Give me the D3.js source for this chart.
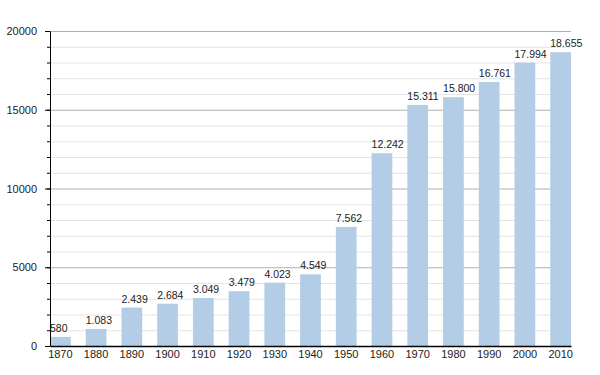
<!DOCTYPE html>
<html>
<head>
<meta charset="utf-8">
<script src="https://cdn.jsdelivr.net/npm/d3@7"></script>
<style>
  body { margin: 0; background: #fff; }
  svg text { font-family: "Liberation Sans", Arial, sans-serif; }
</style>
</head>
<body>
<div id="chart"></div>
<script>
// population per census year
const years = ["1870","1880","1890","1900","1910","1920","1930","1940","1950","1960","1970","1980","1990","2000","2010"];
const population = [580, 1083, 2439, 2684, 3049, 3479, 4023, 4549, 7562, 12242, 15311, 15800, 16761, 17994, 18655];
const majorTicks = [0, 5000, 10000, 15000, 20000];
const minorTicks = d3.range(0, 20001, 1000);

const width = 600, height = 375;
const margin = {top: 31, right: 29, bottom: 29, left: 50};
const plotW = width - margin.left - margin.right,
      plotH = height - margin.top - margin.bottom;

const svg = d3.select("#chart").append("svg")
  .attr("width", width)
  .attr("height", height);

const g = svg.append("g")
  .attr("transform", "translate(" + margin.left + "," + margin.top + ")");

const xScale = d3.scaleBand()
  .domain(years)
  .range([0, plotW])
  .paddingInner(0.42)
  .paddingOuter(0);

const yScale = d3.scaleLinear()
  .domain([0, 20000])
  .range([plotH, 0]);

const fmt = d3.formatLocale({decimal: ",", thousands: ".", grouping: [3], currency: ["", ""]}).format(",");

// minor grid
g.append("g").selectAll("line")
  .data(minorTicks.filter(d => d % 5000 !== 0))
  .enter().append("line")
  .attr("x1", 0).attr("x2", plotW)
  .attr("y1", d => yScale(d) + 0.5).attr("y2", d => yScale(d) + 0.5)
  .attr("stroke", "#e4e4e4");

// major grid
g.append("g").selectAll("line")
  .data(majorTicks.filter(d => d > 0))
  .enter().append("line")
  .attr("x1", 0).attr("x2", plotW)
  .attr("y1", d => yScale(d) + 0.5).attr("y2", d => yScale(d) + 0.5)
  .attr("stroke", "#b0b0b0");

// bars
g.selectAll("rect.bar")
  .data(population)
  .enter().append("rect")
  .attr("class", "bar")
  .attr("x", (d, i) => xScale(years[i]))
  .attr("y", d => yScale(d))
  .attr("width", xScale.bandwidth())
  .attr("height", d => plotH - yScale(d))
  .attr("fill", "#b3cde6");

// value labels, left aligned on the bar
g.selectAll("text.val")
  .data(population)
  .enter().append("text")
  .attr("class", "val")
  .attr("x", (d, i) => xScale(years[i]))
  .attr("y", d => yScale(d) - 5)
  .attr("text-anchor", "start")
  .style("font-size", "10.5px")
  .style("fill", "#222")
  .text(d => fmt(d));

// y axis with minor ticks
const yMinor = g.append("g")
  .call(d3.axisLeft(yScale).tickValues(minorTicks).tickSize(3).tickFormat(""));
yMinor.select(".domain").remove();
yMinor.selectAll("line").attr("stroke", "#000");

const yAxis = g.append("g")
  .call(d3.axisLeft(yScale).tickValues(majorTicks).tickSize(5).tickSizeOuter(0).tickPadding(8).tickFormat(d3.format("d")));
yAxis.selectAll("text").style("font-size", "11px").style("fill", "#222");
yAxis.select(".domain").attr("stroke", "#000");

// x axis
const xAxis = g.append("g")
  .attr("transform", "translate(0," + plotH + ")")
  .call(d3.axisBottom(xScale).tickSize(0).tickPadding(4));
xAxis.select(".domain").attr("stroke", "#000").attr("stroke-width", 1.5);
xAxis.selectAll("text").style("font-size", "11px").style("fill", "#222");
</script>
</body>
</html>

○ ○ ○ ○

Task: Restate the data word for word from its first line through the line with "const minorTicks = d3.range(0, 20001, 1000);", leaving out any picture along the way.

Reply:
Give me the D3.js source for this chart.
<!DOCTYPE html>
<html>
<head>
<meta charset="utf-8">
<script src="https://cdn.jsdelivr.net/npm/d3@7"></script>
<style>
  body { margin: 0; background: #fff; }
  svg text { font-family: "Liberation Sans", Arial, sans-serif; }
</style>
</head>
<body>
<div id="chart"></div>
<script>
// population per census year
const years = ["1870","1880","1890","1900","1910","1920","1930","1940","1950","1960","1970","1980","1990","2000","2010"];
const population = [580, 1083, 2439, 2684, 3049, 3479, 4023, 4549, 7562, 12242, 15311, 15800, 16761, 17994, 18655];
const majorTicks = [0, 5000, 10000, 15000, 20000];
const minorTicks = d3.range(0, 20001, 1000);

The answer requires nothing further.